Nas filmagens de “Indiana Jones e o Reino da Caveira de Cristal”, Ígor chegou a discutir com o diretor, Steven Spielberg, o fato de que os personagens russos tinham um sotaque muito forte. Na opinião do ator, quem faz os filmes não leva em consideração essas falhas nem são intencionais.
Descaso ou incapacidade?
Segundo o produtor cinematográfico russo Víktor Alíssov, a deformação da língua russa nos filmes hollywoodianos é, pura e simplesmente, incompetência. “Fica a impressão de que economizaram na consultoria. Não faz sentido: gastar tanto tempo e recursos na verificação de fatos. O público consome assim mesmo. O importante é a boa atuação dos atores, os efeitos especiais”, afirma Alíssov.
A indústria cinematográfica americana peca também pela representação pouco autêntica dos russos. O ex-curador do Arquivo do Cinema, instituição subordinada à Secretaria de Cultura de Moscou, Erik Sarkissian, considera que a representação baseada em estereótipos é uma manobra política. “Será que Hollywood não se dá conta do que está fazendo quando filma o astronauta russo em “Armagedon” como um beberrão, usando aquele chapéu de pele? Ficou faltando só um urso e uma bonequinha matriochka!”
Erik acredita que isso só pode ser ironia e cinismo. Por não ter fortes concorrentes no mercado cinematográfico, o cinema hollywoodiano expõe o que quer e pode estabelecer as próprias regras.
“A representação da Rússia nos filmes de Hollywood é reflexo direto da influência que as notícias veiculadas nos EUA exercem sobre a visão de mundo”, explica Alíssov, afirmando que a culpa não é dos diretores.
“A opinião pública sobre a Rússia é simplesmente refletida nos filmes hollywoodianos. Eles filmam aquilo que acreditam ser verdadeiro e aquilo que as pessoas esperam ver. Na cabeça deles, a verdade é essa”, completa.
Disputas cinematográficas
Muitas pessoas já estão entediadas com a frequente representação da Rússia, dos comunistas e da máfia russa no papel de adversário natural dos EUA. Em “O Santo”, um nacionalista russo mafioso desestabiliza a situação na Rússia para tomar o poder. Em “Força Aérea Um”, com Harrison Ford, um grupo de comunistas russos sequestra o avião do presidente norte-americano para provocar uma nova guerra mundial.

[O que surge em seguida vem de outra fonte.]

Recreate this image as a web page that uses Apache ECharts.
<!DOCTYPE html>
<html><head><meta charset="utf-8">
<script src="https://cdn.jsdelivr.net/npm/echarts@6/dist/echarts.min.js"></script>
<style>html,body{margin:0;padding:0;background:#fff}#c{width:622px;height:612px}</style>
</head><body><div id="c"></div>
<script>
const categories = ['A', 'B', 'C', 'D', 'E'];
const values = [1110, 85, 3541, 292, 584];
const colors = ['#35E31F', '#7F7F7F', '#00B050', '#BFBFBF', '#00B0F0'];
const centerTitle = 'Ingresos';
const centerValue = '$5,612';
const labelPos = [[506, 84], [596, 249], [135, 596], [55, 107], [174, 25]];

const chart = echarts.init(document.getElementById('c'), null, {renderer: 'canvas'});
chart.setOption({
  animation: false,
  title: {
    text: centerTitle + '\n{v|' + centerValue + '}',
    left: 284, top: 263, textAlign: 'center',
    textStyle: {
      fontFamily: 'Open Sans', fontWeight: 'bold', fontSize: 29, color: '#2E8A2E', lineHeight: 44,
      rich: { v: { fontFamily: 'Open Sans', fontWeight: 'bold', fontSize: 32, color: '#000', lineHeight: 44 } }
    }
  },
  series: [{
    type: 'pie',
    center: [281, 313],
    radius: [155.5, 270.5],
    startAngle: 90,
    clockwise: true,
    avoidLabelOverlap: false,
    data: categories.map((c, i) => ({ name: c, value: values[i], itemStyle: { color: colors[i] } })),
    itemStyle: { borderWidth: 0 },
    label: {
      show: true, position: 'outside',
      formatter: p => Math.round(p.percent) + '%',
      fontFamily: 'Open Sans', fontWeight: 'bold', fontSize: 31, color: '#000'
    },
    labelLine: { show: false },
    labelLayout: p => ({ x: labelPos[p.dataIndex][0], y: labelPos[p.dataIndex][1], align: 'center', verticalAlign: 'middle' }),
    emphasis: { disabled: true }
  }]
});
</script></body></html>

Ainda assim, Ígor Jijíkin vê pontos positivos nisso. A representação dos russos como uma força poderosa, segundo ele, só melhora a imagem do país aos olhos da sociedade mundial. “Ela é colocada como contrapeso, criam a imagem do inimigo. É uma boa manobra tática. A Rússia é apresentada como forte adversário, indicando que se trata de uma grande potência”, afirma o ator.
Na opinião de Víktor Alíssov, a representação da Rússia como inimigo em muitos filmes americanos acontece por inércia, e essa tendência é cada vez mais rara, ao contrário da época da Guerra Fria. “Há certo estereótipo, a Rússia vinculada à máfia ou ao KGB. Acho que a guerra de informações prossegue na indústria cinematográfica”, diz Alíssov.
“A propósito, os nossos diretores, tempos atrás, também ironizavam os alemães, apresentando-os como clones militares”, reflete Erik Sarkissian. De fato, a indústria cinematográfica russa pecou e, às vezes, ainda peca na representação dos americanos.
Um exemplo disso é o novo seriado da moda, “Internos”. O personagem americano, Phil, é ingênuo, honesto e bondoso. Seus pais são gays. Na Rússia, e no próprio seriado, ele é motivo constante de piadas e gozações. “Uma série inteira de estereótipos!”, comenta Víktor Alíssov. “Mas tudo sem maldade.”
Mesmo com tantos exemplos ruins, há alguns anos, a revista “Russia!” concedeu um prêmio ao ator Viggo Mortensen por seu papel no filme “Senhores do Crime”. Mortensen recebeu o reconhecimento pela melhor representação de um personagem russo em filmes de Hollywood. A redação do veículo considerou que Viggo foi tocante e autêntico no papel do bandido arrependido Nikolai.